COLLECTED DATA >>
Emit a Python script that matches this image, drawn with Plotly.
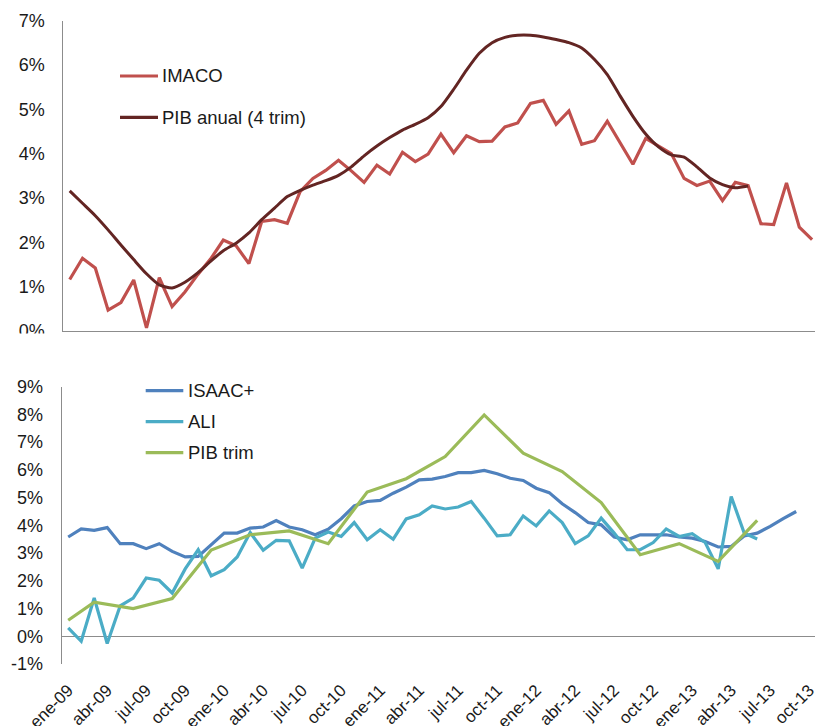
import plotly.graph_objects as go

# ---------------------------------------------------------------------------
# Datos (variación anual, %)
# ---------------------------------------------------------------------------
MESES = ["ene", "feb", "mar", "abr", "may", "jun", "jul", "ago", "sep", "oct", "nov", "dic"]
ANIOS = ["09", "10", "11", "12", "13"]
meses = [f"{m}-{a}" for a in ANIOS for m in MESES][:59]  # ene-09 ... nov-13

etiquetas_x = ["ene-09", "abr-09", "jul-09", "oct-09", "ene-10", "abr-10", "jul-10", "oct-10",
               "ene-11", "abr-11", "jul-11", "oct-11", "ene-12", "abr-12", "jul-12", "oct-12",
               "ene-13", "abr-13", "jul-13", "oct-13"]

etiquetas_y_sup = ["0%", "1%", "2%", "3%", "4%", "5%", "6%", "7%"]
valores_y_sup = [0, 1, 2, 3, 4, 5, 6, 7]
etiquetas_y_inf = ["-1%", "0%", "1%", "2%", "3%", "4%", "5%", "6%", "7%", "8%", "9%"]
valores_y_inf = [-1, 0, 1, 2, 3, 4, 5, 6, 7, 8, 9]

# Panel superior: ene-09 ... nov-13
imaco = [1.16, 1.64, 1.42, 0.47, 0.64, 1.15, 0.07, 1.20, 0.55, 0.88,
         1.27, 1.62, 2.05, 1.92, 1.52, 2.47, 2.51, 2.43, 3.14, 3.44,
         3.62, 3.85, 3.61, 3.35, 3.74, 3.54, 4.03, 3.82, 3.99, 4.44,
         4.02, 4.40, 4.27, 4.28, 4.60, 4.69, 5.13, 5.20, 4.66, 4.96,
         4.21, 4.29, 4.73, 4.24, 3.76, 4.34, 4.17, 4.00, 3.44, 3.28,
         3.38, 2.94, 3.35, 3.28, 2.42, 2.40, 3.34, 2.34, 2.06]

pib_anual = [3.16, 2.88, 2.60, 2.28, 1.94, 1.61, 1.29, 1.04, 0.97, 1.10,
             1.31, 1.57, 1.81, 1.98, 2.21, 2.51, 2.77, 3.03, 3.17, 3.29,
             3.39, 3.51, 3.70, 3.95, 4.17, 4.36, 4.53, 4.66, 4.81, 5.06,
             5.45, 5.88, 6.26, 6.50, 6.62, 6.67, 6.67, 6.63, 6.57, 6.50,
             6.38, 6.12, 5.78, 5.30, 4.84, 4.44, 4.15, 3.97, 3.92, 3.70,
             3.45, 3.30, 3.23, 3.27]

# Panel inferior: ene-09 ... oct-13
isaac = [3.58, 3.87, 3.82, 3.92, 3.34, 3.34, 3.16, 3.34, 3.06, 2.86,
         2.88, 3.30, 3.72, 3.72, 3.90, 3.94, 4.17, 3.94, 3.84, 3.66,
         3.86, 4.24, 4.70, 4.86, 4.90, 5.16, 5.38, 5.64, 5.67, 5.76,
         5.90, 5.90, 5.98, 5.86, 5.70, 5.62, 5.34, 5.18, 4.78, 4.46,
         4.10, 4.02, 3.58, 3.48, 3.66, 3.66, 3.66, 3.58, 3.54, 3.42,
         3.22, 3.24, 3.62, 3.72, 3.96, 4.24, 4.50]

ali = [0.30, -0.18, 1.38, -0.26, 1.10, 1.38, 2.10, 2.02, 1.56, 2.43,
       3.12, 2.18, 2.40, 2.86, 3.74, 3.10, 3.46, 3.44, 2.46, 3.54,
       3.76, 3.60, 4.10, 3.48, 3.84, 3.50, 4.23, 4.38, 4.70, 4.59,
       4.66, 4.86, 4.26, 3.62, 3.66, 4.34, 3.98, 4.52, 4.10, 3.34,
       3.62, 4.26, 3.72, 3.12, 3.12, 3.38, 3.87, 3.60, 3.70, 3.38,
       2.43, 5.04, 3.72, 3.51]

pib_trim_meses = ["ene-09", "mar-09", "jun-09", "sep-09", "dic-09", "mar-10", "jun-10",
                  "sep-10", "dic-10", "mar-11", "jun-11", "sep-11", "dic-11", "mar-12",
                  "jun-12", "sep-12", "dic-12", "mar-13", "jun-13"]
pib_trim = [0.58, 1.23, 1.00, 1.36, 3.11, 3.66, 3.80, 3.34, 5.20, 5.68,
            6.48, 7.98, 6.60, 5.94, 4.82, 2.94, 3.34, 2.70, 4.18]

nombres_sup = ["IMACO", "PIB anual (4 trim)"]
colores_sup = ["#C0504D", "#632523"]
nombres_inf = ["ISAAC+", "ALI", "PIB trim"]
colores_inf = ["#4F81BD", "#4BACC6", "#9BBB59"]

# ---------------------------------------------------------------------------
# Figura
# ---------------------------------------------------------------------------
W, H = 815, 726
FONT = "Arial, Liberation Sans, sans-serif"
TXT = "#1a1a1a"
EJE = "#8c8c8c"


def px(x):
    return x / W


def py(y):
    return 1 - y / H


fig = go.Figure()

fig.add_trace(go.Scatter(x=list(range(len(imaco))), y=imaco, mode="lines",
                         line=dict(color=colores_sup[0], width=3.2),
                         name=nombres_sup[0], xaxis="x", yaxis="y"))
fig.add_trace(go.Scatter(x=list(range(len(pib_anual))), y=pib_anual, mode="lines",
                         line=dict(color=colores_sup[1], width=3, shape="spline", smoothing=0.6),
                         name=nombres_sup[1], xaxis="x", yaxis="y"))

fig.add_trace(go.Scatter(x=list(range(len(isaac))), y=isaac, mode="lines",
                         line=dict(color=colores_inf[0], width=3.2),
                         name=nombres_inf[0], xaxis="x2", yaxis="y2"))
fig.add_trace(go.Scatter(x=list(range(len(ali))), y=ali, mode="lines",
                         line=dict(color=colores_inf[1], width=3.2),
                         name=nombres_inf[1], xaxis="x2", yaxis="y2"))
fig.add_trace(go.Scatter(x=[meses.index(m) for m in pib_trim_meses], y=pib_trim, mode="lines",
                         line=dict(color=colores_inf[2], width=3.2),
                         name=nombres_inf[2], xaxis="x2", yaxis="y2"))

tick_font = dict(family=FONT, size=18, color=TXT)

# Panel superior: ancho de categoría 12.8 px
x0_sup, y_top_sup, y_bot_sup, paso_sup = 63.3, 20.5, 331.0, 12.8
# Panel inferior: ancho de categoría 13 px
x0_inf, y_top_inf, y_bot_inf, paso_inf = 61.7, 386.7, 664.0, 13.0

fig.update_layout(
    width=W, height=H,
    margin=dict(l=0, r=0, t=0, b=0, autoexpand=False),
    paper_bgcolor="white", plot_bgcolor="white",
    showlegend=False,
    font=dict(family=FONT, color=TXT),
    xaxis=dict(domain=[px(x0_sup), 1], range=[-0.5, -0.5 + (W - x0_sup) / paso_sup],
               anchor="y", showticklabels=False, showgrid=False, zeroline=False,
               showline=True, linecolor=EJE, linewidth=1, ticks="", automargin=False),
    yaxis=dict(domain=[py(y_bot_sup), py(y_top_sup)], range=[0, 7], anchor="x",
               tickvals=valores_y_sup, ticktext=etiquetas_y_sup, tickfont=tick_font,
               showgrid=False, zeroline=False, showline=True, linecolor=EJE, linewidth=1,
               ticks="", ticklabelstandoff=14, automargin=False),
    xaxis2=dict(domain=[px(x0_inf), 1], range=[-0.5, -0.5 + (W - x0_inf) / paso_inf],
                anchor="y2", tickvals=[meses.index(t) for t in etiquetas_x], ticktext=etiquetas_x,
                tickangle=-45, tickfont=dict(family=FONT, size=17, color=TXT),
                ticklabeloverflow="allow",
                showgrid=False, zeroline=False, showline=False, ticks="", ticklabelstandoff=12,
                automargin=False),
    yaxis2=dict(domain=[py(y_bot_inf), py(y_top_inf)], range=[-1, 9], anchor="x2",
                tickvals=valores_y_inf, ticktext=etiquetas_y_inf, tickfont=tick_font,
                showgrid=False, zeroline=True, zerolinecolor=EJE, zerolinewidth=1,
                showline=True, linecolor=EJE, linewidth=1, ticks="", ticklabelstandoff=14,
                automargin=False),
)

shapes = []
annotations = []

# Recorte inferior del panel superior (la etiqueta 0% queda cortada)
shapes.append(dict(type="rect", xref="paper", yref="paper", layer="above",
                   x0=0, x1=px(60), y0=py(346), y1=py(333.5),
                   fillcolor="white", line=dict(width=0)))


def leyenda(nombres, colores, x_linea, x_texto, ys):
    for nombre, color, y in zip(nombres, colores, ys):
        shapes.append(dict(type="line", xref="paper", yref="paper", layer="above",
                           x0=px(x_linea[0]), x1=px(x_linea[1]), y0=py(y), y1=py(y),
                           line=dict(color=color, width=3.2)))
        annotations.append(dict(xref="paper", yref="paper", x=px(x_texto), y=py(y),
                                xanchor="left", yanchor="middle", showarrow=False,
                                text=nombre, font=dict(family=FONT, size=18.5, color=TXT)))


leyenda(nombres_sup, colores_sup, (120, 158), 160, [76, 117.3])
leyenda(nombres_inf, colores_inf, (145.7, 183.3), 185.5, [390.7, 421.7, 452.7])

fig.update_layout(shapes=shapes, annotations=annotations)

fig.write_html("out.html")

OBJECTIVE >> Restate the data word for word from its first line through the line with "5, 6, 7, 8, 9]", leaving out any picture along the way.

TASK RESPONSE >>
Emit a Python script that matches this image, drawn with Plotly.
import plotly.graph_objects as go

# ---------------------------------------------------------------------------
# Datos (variación anual, %)
# ---------------------------------------------------------------------------
MESES = ["ene", "feb", "mar", "abr", "may", "jun", "jul", "ago", "sep", "oct", "nov", "dic"]
ANIOS = ["09", "10", "11", "12", "13"]
meses = [f"{m}-{a}" for a in ANIOS for m in MESES][:59]  # ene-09 ... nov-13

etiquetas_x = ["ene-09", "abr-09", "jul-09", "oct-09", "ene-10", "abr-10", "jul-10", "oct-10",
               "ene-11", "abr-11", "jul-11", "oct-11", "ene-12", "abr-12", "jul-12", "oct-12",
               "ene-13", "abr-13", "jul-13", "oct-13"]

etiquetas_y_sup = ["0%", "1%", "2%", "3%", "4%", "5%", "6%", "7%"]
valores_y_sup = [0, 1, 2, 3, 4, 5, 6, 7]
etiquetas_y_inf = ["-1%", "0%", "1%", "2%", "3%", "4%", "5%", "6%", "7%", "8%", "9%"]
valores_y_inf = [-1, 0, 1, 2, 3, 4, 5, 6, 7, 8, 9]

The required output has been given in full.